Comedy is a funny thing, especially because of its inherent subjectivity. MultiCultClassics has never been a fan of Dane Cook or his alleged comedic skills, and usually sees no need to consider the moron at all. Yet the comic’s latest blunder warranted a post.
Cook recently appeared at the Laugh Factory and delivered a joke about the Aurora massacre, prompting empty-headed debates about the timing and inappropriateness of the gag. For more details—including an actual video clip of the performance—click here to view an article from the Huffington Post.
As expected, Cook quickly tweeted, “I am devastated by the recent tragedy in Colorado & did not mean to make light of what happened. I made a bad judgment call with my material last night & regret making a joke at such a sensitive time. My heart goes out to all of the families & friends of the victims.” The “apology” is a formulaic falsehood, clearly demonstrating why Cook does not deserve to be called a professional comedian. Hell, he may have even relinquished his right to be designated as a human being.

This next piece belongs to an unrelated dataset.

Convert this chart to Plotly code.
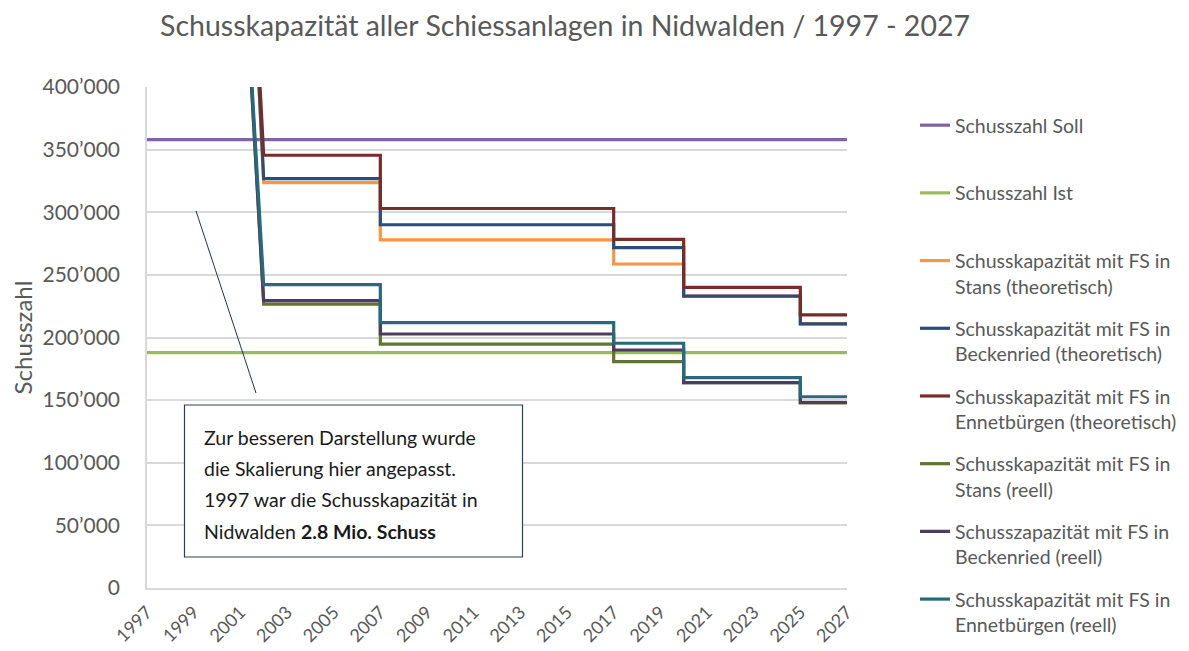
import plotly.graph_objects as go

# ---------------- data ----------------
years_ticks = list(range(1997, 2028, 2))
x_range = [1997, 2027]

soll_value = 358000
ist_value = 188000

# years where the capacity changes (first value = last value before the 2002 drop)
change_years = [2001, 2002, 2007, 2017, 2020, 2025]
end_year = 2027

stans_theor = [700000, 323600, 278000, 258700, 233000, 210800]
beckenried_theor = [700000, 326800, 290000, 271700, 233000, 210800]
ennetbuergen_theor = [700000, 345500, 303000, 278400, 240000, 218000]
stans_reell = [560000, 226700, 194700, 180700, 163900, 148000]
beckenried_reell = [560000, 229400, 202800, 190000, 163900, 148000]
ennetbuergen_reell = [560000, 242200, 211800, 195400, 167900, 152700]

series_names = [
    "Schusszahl Soll",
    "Schusszahl Ist",
    "Schusskapazität mit FS in<br>Stans (theoretisch)",
    "Schusskapazität mit FS in<br>Beckenried (theoretisch)",
    "Schusskapazität mit FS in<br>Ennetbürgen (theoretisch)",
    "Schusskapazität mit FS in<br>Stans (reell)",
    "Schusszapazität mit FS in<br>Beckenried (reell)",
    "Schusskapazität mit FS in<br>Ennetbürgen (reell)",
]
colors = ["#8064A2", "#9BBB59", "#F79646", "#2C4D75", "#772C2A",
          "#5F7530", "#4D3B62", "#276A7C"]

FONT = "Lato"
GREY = "#595959"


def step_path(years, values, last_year):
    """first segment sloped (1 year), then vertical steps"""
    xs = [years[0], years[1]]
    ys = [values[0], values[1]]
    prev = values[1]
    for yr, v in zip(years[2:], values[2:]):
        xs += [yr, yr]
        ys += [prev, v]
        prev = v
    xs.append(last_year)
    ys.append(prev)
    return xs, ys


fig = go.Figure()

fig.add_trace(go.Scatter(x=x_range, y=[soll_value, soll_value], mode="lines",
                         name=series_names[0] + "<br> ", legendgroup="g0",
                         line=dict(color=colors[0], width=3.2)))
fig.add_trace(go.Scatter(x=x_range, y=[ist_value, ist_value], mode="lines",
                         name=series_names[1] + "<br> ", legendgroup="g1",
                         line=dict(color=colors[1], width=3.2)))

cap_series = [stans_theor, beckenried_theor, ennetbuergen_theor,
              stans_reell, beckenried_reell, ennetbuergen_reell]
for i, vals in enumerate(cap_series):
    xs, ys = step_path(change_years, vals, end_year)
    fig.add_trace(go.Scatter(x=xs, y=ys, mode="lines",
                             name=series_names[i + 2], legendgroup=f"g{i+2}",
                             line=dict(color=colors[i + 2], width=3.2)))

# ---------------- layout ----------------
OFF = 8  # page body margin
FW, FH = 1189 - OFF, 651 - OFF
L, T = 147 - OFF, 87 - OFF
W, H = 700, 501
R, B = FW - L - W, FH - T - H

fig.update_layout(
    width=FW, height=FH,
    margin=dict(l=L, r=R, t=T, b=B, autoexpand=False),
    paper_bgcolor="white", plot_bgcolor="white",
    font=dict(family=FONT, color=GREY),
    title=dict(text="Schusskapazität aller Schiessanlagen in Nidwalden / 1997 - 2027",
               x=(565 - OFF) / FW, xref="container", xanchor="center",
               y=1 - (26 - OFF) / FH, yref="container", yanchor="middle",
               font=dict(size=28.5, color=GREY, family=FONT)),
    legend=dict(x=(915 - OFF) / FW, xanchor="left", xref="container",
                y=1 - (106 - OFF) / FH, yanchor="top", yref="container",
                font=dict(size=19.5, color=GREY, family=FONT),
                tracegroupgap=14, valign="top", bgcolor="rgba(0,0,0,0)",
                maxheight=620),
    showlegend=True,
)

fig.update_xaxes(range=x_range, tickmode="array", tickvals=years_ticks,
                 ticktext=[str(y) for y in years_ticks], tickangle=-45,
                 tickfont=dict(size=18, color=GREY, family=FONT),
                 ticklabelstandoff=5,
                 showgrid=False, showline=True, linecolor="#d9d9d9", linewidth=1.5,
                 ticks="", zeroline=False)

y_ticks = list(range(0, 400001, 50000))
y_text = ["0" if v == 0 else f"{v // 1000}’000" for v in y_ticks]
fig.update_yaxes(range=[0, 400000], tickmode="array", tickvals=y_ticks, ticktext=y_text,
                 tickfont=dict(size=21, color=GREY, family=FONT),
                 ticklabelstandoff=21,
                 showgrid=True, gridcolor="#d9d9d9", gridwidth=1.5,
                 showline=True, linecolor="#d9d9d9", linewidth=1.5,
                 zeroline=False, ticks="",
                 title=dict(text="Schusszahl", font=dict(size=24, color=GREY, family=FONT),
                            standoff=20))

# ---------------- annotation box ----------------


def px(xp):
    return (xp - OFF - L) / W


def py(yp):
    return (T + H - (yp - OFF)) / H


fig.add_shape(type="line", xref="paper", yref="paper",
              x0=px(196), y0=py(211), x1=px(256), y1=py(393),
              line=dict(color="#1F3350", width=1))
fig.add_shape(type="rect", xref="paper", yref="paper",
              x0=px(184.5), y0=py(557), x1=px(522.5), y1=py(405),
              line=dict(color="#2E4057", width=1.2), fillcolor="white")

box_lines = [
    "Zur besseren Darstellung wurde",
    "die Skalierung hier angepasst.",
    "1997 war die Schusskapazität in",
    "Nidwalden <b>2.8 Mio. Schuss</b>",
]
box_line_y = [437, 468, 499, 531]
for txt, yy in zip(box_lines, box_line_y):
    fig.add_annotation(text=txt, xref="paper", yref="paper",
                       x=px(202), y=py(yy), xanchor="left", yanchor="middle",
                       showarrow=False, align="left",
                       font=dict(size=19.5, color="#1a1a1a", family=FONT))

fig.write_html("out.html")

The tweet demands a brief dissection. First, it’s important to realize Twitter messages are technically going to one’s “followers” versus the general public—so exactly who was Cook apologizing to? If Cook were honestly “devastated” by the incident, he would not have conceived the joke. Professional comedians are well aware of “comedy killers”—subject matter that should never be touched. So Cook’s “bad judgment call” underscores his total lack of professionalism, as well as his deficit of intelligence. People like Cook do not “regret” these types of planned pratfalls—they live for the accompanying attention. For Cook to type, “My heart goes out to all of the families & friends of the victims,” insults everyone with its absolute absence of sincerity. Indeed, the joke showed Cook has no heart. And his online mea culpa indicates that the man is a bona fide coward.
Now, Cook’s defenders point to the fact that his audience ultimately laughed at the comments. Plus, the Huffington Post writer opined, “While some may feel that any jokes related to a tragedy are inappropriate, the clip could be seen as illustrating a fundamental tenet of comedy: that laughter leads to catharsis, and catharsis leads to healing.” No, what was illustrated was a snapshot of standard Dane Cook fans. That they paid money to see the jerk already speaks to the group’s collective IQ level. That they giggled at a horrendous tragedy completes the picture. Hey, if you willingly attend Ku Klux Klan rallies, it’s safe to label you a racist. If you gleefully attend Dane Cook performances, it’s safe to label you an insensitive cretin. These fans owe the rest of society an apology too.
When Michael Richards used the N-word, it essentially ended his career. Gilbert Gottfried tweeted tsunami jokes, and he was rightly shunned and fired from his longtime voiceover gig with Aflac. Cook’s comedic crimes are on par with—and arguably worse than—those of Richards and Gottfried. His “punishment” should be no less severe.